When asked by Tesla Owners Silicon Valley, a Twitter account with almost 600,000 followers, how long the recession would last, Musk replied that it would last “until spring of ‘24.”

Despite GDP growth in the U.S. of six percent in 2021, many expect it to fall by 3.2 percent in 2022, followed by an additional 2.7 percent next year, according to the International Monetary Fund. The Federal Reserve expects GDP in the U.S. will only rise to 0.2 percent this year.

At the same time, Tesla failed to achieve revenue estimates, warning of possible delays for deliveries in 2022. However, Musk remains confident that the U.S. economy is in “pretty good health,” though he stressed that soaring interest rates are affecting it.

He criticized the Federal Reserve’s lifting of its benchmark interest rate in response to a rise in inflation.

“The [Federal Reserve’s] decisions make sense if you’re looking in the rear-view mirror, not if you’re looking out the windshield,” he said.

“A little bit of that is raising interest rates more than they should, but I think they’ll eventually realize that and bring back down, I think,” Musk said.


Apart from Musk, Amazon founder Jeff Bezos also warned of rough times for the economy, pressing the need to “batten down the hatches.” This statement accompanied a video made by Goldman Sachs CEO David Solomon, who also said in an interview with CNBC that a recession could be under way.

Jamie Dimon, CEO of JPMorgan Chase, also warned of some economic problems coming soon.

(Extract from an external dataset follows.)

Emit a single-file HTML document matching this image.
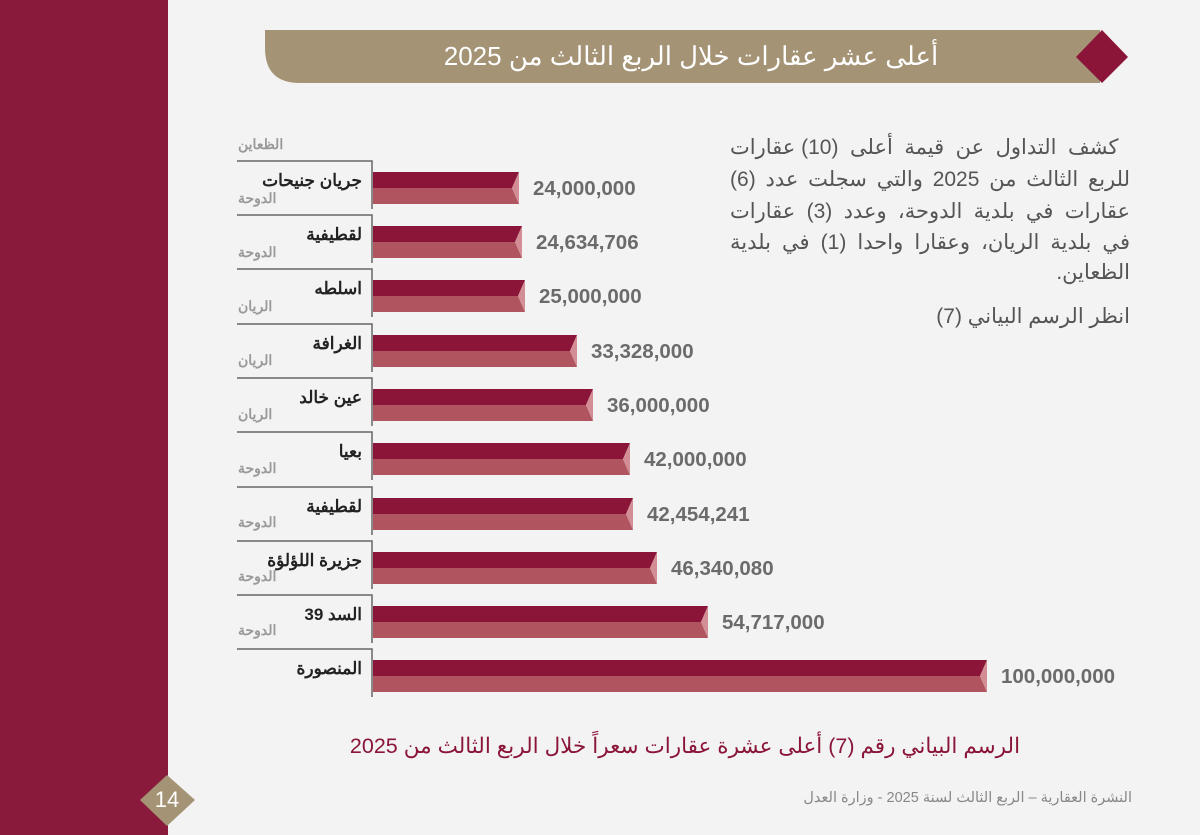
<!DOCTYPE html>
<html><head><meta charset="utf-8">
<style>
body{margin:0;width:1200px;height:835px;overflow:hidden;background:#f3f3f3;font-family:"Liberation Sans","Noto Sans CJK SC",sans-serif;position:relative}
.t{position:absolute;white-space:nowrap;line-height:1}
.nm{font-weight:bold;font-size:17px;color:#222;direction:rtl;text-align:right;right:838px}
.sb{font-size:14px;color:#999;left:238px;direction:rtl;font-weight:bold}
.v{font-weight:bold;font-size:20.5px;color:#6b6b6b}
.pl{position:absolute;left:730px;width:400px;direction:rtl;text-align:justify;text-align-last:justify;font-size:21px;line-height:1;color:#555;white-space:nowrap}
</style></head><body>
<div style="position:absolute;left:0;top:0;width:168px;height:835px;background:#8a1a3b"></div>
<svg width="1200" height="835" style="position:absolute;left:0;top:0">
<path d="M265 30 H1100 V83 H300 Q265 83 265 48 Z" fill="#a49374"/>
<polygon points="1102,30 1128,57 1102,83 1076,57" fill="#8a1538"/>
<polygon points="167,775 195,800 167,826 140,800" fill="#a49374"/>
<g stroke="#666" stroke-width="1.5" fill="none">
<path d="M237 161H372V209"/><path d="M237 215H372V263"/><path d="M237 269H372V317"/><path d="M237 324H372V372"/><path d="M237 378H372V426"/><path d="M237 432H372V480"/><path d="M237 487H372V535"/><path d="M237 541H372V589"/><path d="M237 595H372V643"/><path d="M237 649H372V697"/>
</g>
<g id="bars"></g>
</svg>
<script>
var tops=[161,215,269,324,378,432,487,541,595,649],ends=[519,522,525,577,593,630,633,657,708,987];
var g=document.getElementById('bars'),s='';
for(var i=0;i<10;i++){var t=tops[i]+11,e=ends[i];
s+='<polygon points="373,'+t+' '+e+','+t+' '+(e-7)+','+(t+16)+' 373,'+(t+16)+'" fill="#8a1538"/>';
s+='<polygon points="373,'+(t+16)+' '+(e-7)+','+(t+16)+' '+e+','+(t+32)+' 373,'+(t+32)+'" fill="#b0545f"/>';
s+='<polygon points="'+e+','+t+' '+(e-7)+','+(t+16)+' '+e+','+(t+32)+'" fill="#d38e95"/>';}
g.innerHTML=s;
</script>
<div class="t" style="left:441px;top:43px;font-size:26px;color:#fff;direction:rtl;width:500px;text-align:center">أعلى عشر عقارات خلال الربع الثالث من 2025</div>

<div class="t nm" style="top:172px">جريان جنيحات</div>
<div class="t nm" style="top:226px">لقطيفية</div>
<div class="t nm" style="top:280px">اسلطه</div>
<div class="t nm" style="top:335px">الغرافة</div>
<div class="t nm" style="top:389px">عين خالد</div>
<div class="t nm" style="top:443px">بعيا</div>
<div class="t nm" style="top:498px">لقطيفية</div>
<div class="t nm" style="top:552px">جزيرة اللؤلؤة</div>
<div class="t nm" style="top:606px">السد 39</div>
<div class="t nm" style="top:660px">المنصورة</div>

<div class="t sb" style="top:137px">الظعاين</div>
<div class="t sb" style="top:191px">الدوحة</div>
<div class="t sb" style="top:245px">الدوحة</div>
<div class="t sb" style="top:299px">الريان</div>
<div class="t sb" style="top:353px">الريان</div>
<div class="t sb" style="top:407px">الريان</div>
<div class="t sb" style="top:461px">الدوحة</div>
<div class="t sb" style="top:515px">الدوحة</div>
<div class="t sb" style="top:569px">الدوحة</div>
<div class="t sb" style="top:623px">الدوحة</div>

<div class="t v" style="left:533px;top:179px">24,000,000</div>
<div class="t v" style="left:536px;top:233px">24,634,706</div>
<div class="t v" style="left:539px;top:287px">25,000,000</div>
<div class="t v" style="left:591px;top:342px">33,328,000</div>
<div class="t v" style="left:607px;top:396px">36,000,000</div>
<div class="t v" style="left:644px;top:450px">42,000,000</div>
<div class="t v" style="left:647px;top:505px">42,454,241</div>
<div class="t v" style="left:671px;top:559px">46,340,080</div>
<div class="t v" style="left:722px;top:613px">54,717,000</div>
<div class="t v" style="left:1001px;top:667px">100,000,000</div>

<div class="pl" style="top:137px">&nbsp;كشف التداول عن قيمة أعلى (10) عقارات</div>
<div class="pl" style="top:169px">للربع الثالث من  2025 والتي سجلت عدد (6)</div>
<div class="pl" style="top:201px">عقارات في بلدية الدوحة، وعدد (3) عقارات</div>
<div class="pl" style="top:232px">في بلدية الريان، وعقارا واحدا (1) في بلدية</div>
<div class="pl" style="top:262px;text-align:right;text-align-last:right">الظعاين.</div>
<div class="pl" style="top:306px;text-align:right;text-align-last:right">انظر الرسم البياني (7)</div>

<div class="t" style="left:340px;top:736px;width:690px;text-align:center;direction:rtl;font-size:21.5px;color:#8a1538">الرسم البياني رقم (7) أعلى عشرة عقارات سعراً خلال الربع الثالث من 2025</div>
<div class="t" style="left:148px;top:789px;width:38px;text-align:center;font-size:22px;color:#fff">14</div>
<div class="t" style="right:68px;top:791px;direction:rtl;font-size:14.5px;color:#888">النشرة العقارية – الربع الثالث لسنة 2025 - وزارة العدل</div>
</body></html>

Before his comments on recession, Musk was already weary of hints of a recession the week before. Despite the signs, he showed little worry, declaring that Tesla is all “pedal to the metal” on production.

“To be frank, we’re very pedal to the metal come rain or shine,” he answered to an analyst’s question on how Tesla would handle the recession. “We are not reducing our production in any meaningful way, recession or not recession.”

Musk also believes that the world is leaning towards electric vehicles (EVs), making gas-powered vehicles irrelevant and obsolete. 

“I wouldn’t say it’s recession-proof but it’s recession-resilient, because basically the people of Earth have made the decision in large part to move away from gasoline cars,” he added.

Musk also said that China and Europe are both in “recessions of sorts,” with China affected by the real estate market, and Europe undergoing an energy crisis.